UPDATED 09:00 EDT / JUNE 07 2018

EMERGING TECH

IBM and H2O.ai join forces to speed up machine learning training

IBM Corp. is teaming up with the artificial intelligence startup H2O.ai Inc. in an effort to speed up the training of machine learning models by using its latest POWER Systems servers.

The companies today announced a partnership that involves running H2O’s Driverless AI platform atop IBM’s servers, which have been fine-tuned for training and running machine learning models.

H2O designed Driverless AI to automate much of the complex and repetitive work that’s involved in AI development. Driverless AI works by helping users to choose the best machine learning model for their particular task.

It then customizes that model for the specific type of data being processed. So, for example, if a bank is building an AI system for spotting fraudulent transactions, it would prioritize the kinds of variables that indicate this kind of activity with its training.

IBM’s POWER 9 systems, meanwhile, were built specifically for compute-intensive AI workloads, which is why the partnership makes sense.
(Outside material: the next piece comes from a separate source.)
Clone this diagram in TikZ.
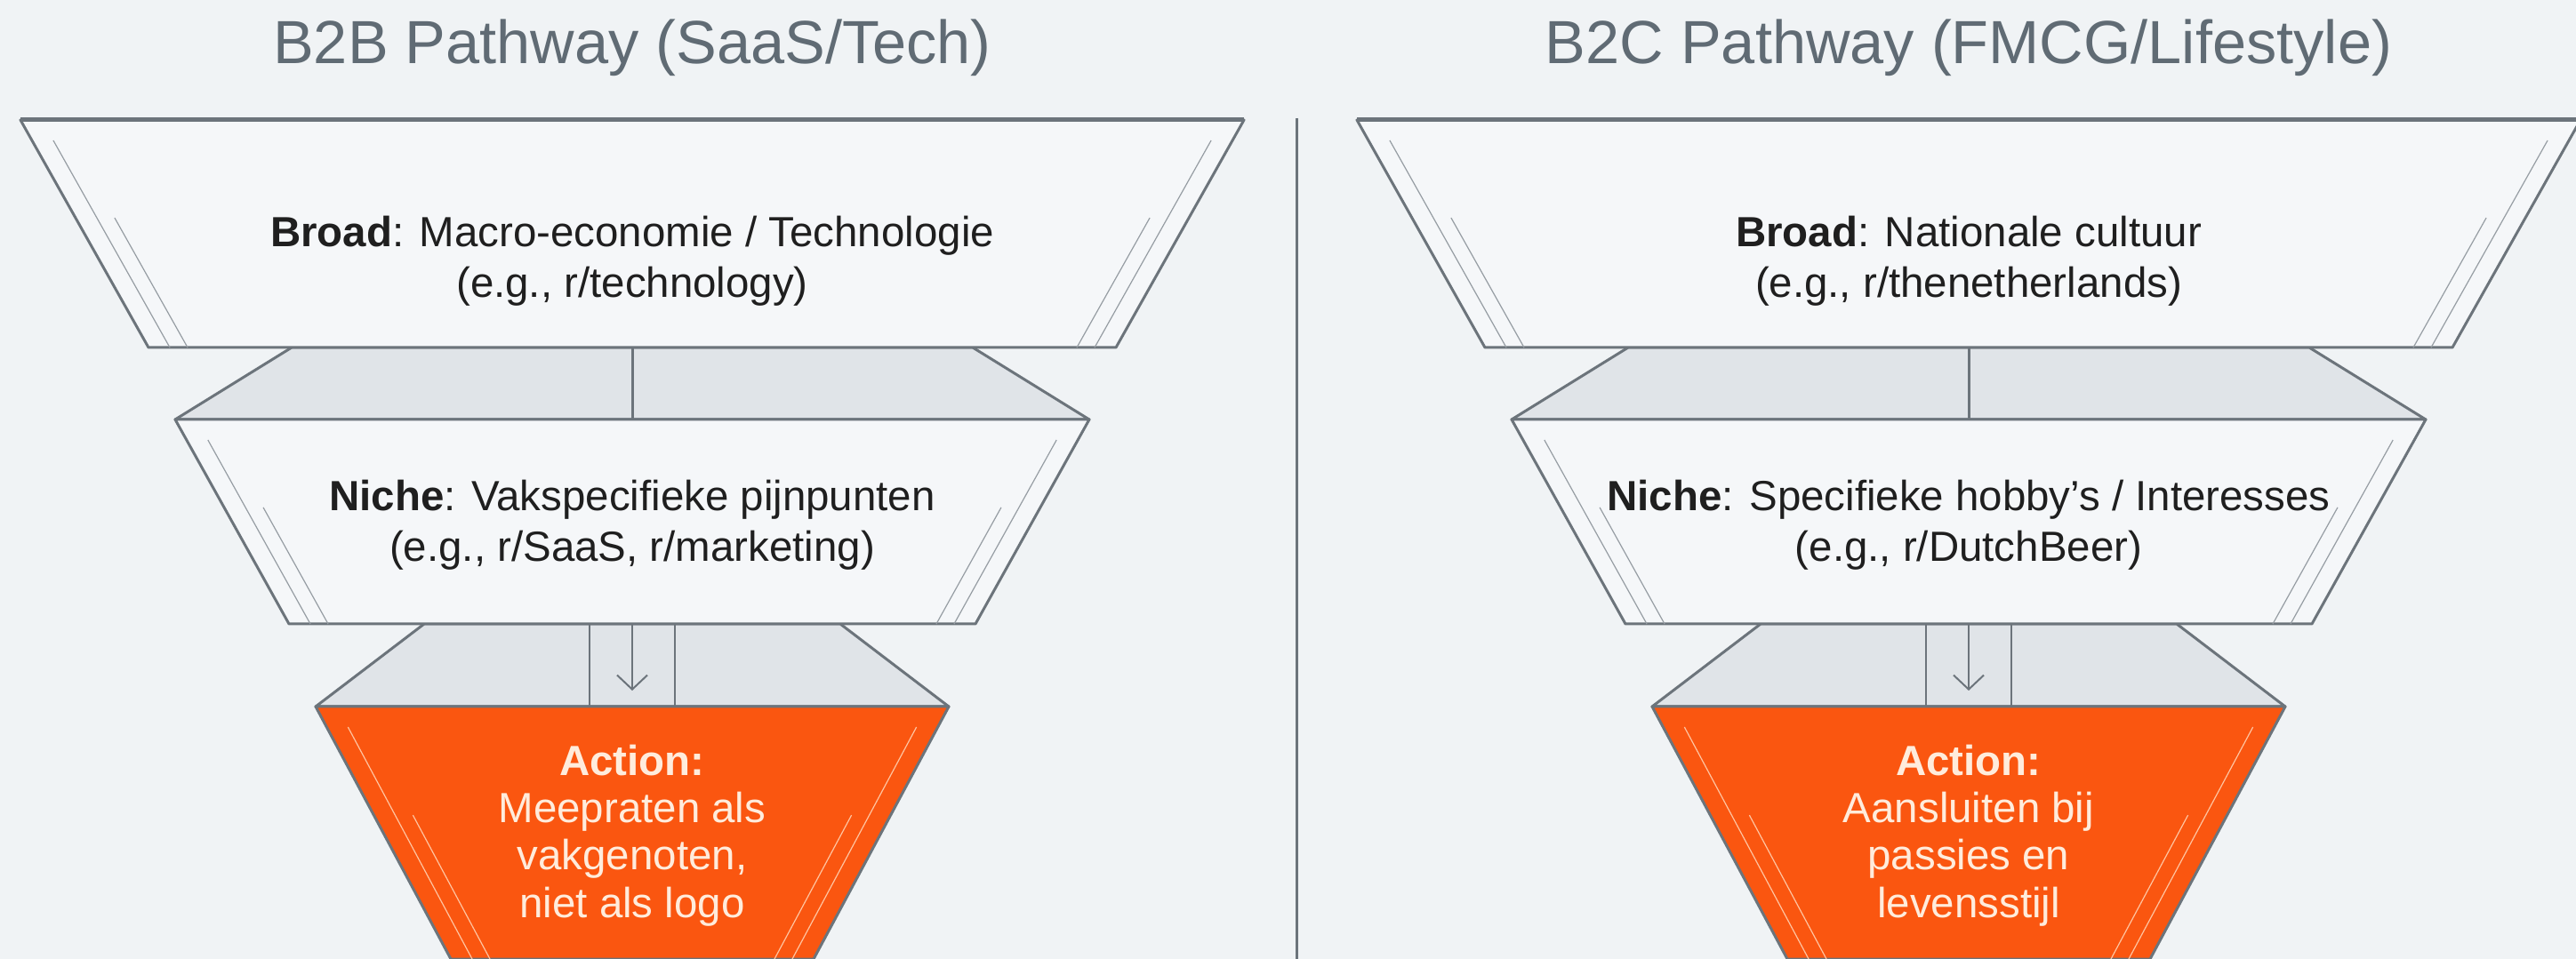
\documentclass[tikz,border=0pt]{standalone}
\usepackage{fontspec}
\setmainfont{Liberation Sans}
\usepackage{xcolor}
\usepackage{tikz}
\usetikzlibrary{positioning,calc,arrows.meta}
\definecolor{PageBg}{RGB}{240,243,245}
\definecolor{BoxFill}{RGB}{245,247,249}
\definecolor{NeckFill}{RGB}{224,228,232}
\definecolor{EdgeGray}{RGB}{108,116,123}
\definecolor{GlassGray}{RGB}{150,157,163}
\definecolor{TitleGray}{RGB}{96,107,116}
\definecolor{ActOrange}{RGB}{250,86,16}
\definecolor{ActText}{RGB}{255,236,220}
\definecolor{GlassOrange}{RGB}{255,196,160}

\begin{document}
\begin{tikzpicture}[x=0.1mm, y=-0.1mm,
		edge/.style={draw=EdgeGray, line width=0.3mm, line join=round},
		box/.style={edge, fill=BoxFill},
		neck/.style={edge, fill=NeckFill},
		actbox/.style={edge, fill=ActOrange},
		glass/.style={draw=GlassGray, line width=0.12mm},
		glassact/.style={draw=GlassOrange, line width=0.12mm},
		ttl/.style={font=\fontsize{19.5}{23}\selectfont, text=TitleGray},
		txt/.style={font=\fontsize{13.5}{16.2}\selectfont, align=center, text=black!88},
		acttxt/.style={font=\fontsize{13.5}{15.2}\selectfont, align=center, text=ActText},
		arr/.style={-{Straight Barb[length=1.6mm,width=3.4mm]}, draw=EdgeGray, line width=0.2mm}
		]
		
		\fill[PageBg] (0,0) rectangle (2897,1079);
		\useasboundingbox (0,0) rectangle (2897,1079);
		
		% ===== scheidingslijn =====
		\draw[EdgeGray, line width=0.3mm] (1458,133) -- (1458,1079);
		
		% ===== twee trechters =====
		\foreach \cx [count=\i] in {711,2214}{
			% hals tussen de lagen
			\draw[neck] ({\cx-383},391) -- ({\cx+383},391) -- ({\cx+514},472) -- ({\cx-514},472) -- cycle;
			\draw[edge] (\cx,391) -- (\cx,472);
			\draw[neck] ({\cx-234},702) -- ({\cx+234},702) -- ({\cx+356},795) -- ({\cx-356},795) -- cycle;
			\draw[edge, line width=0.2mm] ({\cx-48},702) -- ({\cx-48},795);
			\draw[edge, line width=0.2mm] ({\cx+48},702) -- ({\cx+48},795);
			
			% lagen
			\draw[box] ({\cx-688},135) -- ({\cx+688},135) -- ({\cx+544},391) -- ({\cx-544},391) -- cycle;
			\draw[EdgeGray, line width=0.5mm] ({\cx-688},135) -- ({\cx+688},135);
			\draw[box] ({\cx-514},472) -- ({\cx+514},472) -- ({\cx+386},702) -- ({\cx-386},702) -- cycle;
			\draw[actbox] ({\cx-356},795) -- ({\cx+356},795) -- ({\cx+204},1079) -- ({\cx-204},1079) -- cycle;
			
			% glaslijnen
			\foreach \yt/\yb/\wt/\wb/\gl in {135/391/688/544/glass, 472/702/514/386/glass, 795/1079/356/204/glassact}{
				\pgfmathsetmacro{\s}{(\wt-\wb)/(\yb-\yt)}
				\pgfmathsetmacro{\ym}{\yt+0.43*(\yb-\yt)}
				\draw[\gl] ({\cx-\wt+\s*23+24},{\yt+23}) -- ({\cx-\wb+24},\yb);
				\draw[\gl] ({\cx-\wt+\s*(\ym-\yt)+44},\ym) -- ({\cx-\wb+44},\yb);
				\draw[\gl] ({\cx+\wt-\s*23-24},{\yt+23}) -- ({\cx+\wb-24},\yb);
				\draw[\gl] ({\cx+\wt-\s*(\ym-\yt)-44},\ym) -- ({\cx+\wb-44},\yb);
			}
			
			% pijl naar actie
			\coordinate (from\i) at (\cx,702);
			\coordinate (to\i) at (\cx,777);
			\draw[arr] (from\i) -- (to\i);
		}
		
		% ===== B2B =====
		\node[ttl] (ttlB2B) at (711,54) {B2B Pathway (SaaS/Tech)};
		\node[txt] (broadB2B) at (711,294) {\textbf{Broad}: Macro-economie / Technologie\\(e.g., r/technology)};
		\node[txt] (nicheB2B) at (711,591) {\textbf{Niche}: Vakspecifieke pijnpunten\\(e.g., r/SaaS, r/marketing)};
		\node[acttxt] (actB2B) at (711,940) {\textbf{Action:}\\Meepraten als\\vakgenoten,\\niet als logo};
		
		% ===== B2C =====
		\node[ttl] (ttlB2C) at (2214,54) {B2C Pathway (FMCG/Lifestyle)};
		\node[txt] (broadB2C) at (2214,294) {\textbf{Broad}: Nationale cultuur\\(e.g., r/thenetherlands)};
		\node[txt] (nicheB2C) at (2214,591) {\textbf{Niche}: Specifieke hobby’s / Interesses\\(e.g., r/DutchBeer)};
		\node[acttxt] (actB2C) at (2214,940) {\textbf{Action:}\\Aansluiten bij\\passies en\\levensstijl};
		
	\end{tikzpicture}
\end{document}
In a blog post, Sumit Gupta, IBM’s vice president of AI and machine learning, said the POWER 9 systems can boost machine learning training times by four times that of regular servers, thanks to a combination of PCI-Express 4.0, NVIDIA NVLink and OpenCAPI technologies that help to accelerate the movement of data.

IBM said Driverless AI on POWER Systems should be of particular interest to companies in heavily regulated industries such as financial services, where organizations need to be able to understand how AI technology reaches its conclusions.

“Just as children often aren’t satisfied with parents telling them they can’t do something ‘because they said so,’ so to are enterprises needing additional justification for changing business processes because an algorithm said so,” IBM officials said.

Driverless AI helps with this by tracking the development of machine learning models and helping organizations to understand why it makes specific decisions or predictions over others. As a result, it should help to open up potential use cases in regulated industries where greater confidence in decision-making is needed, IBM said.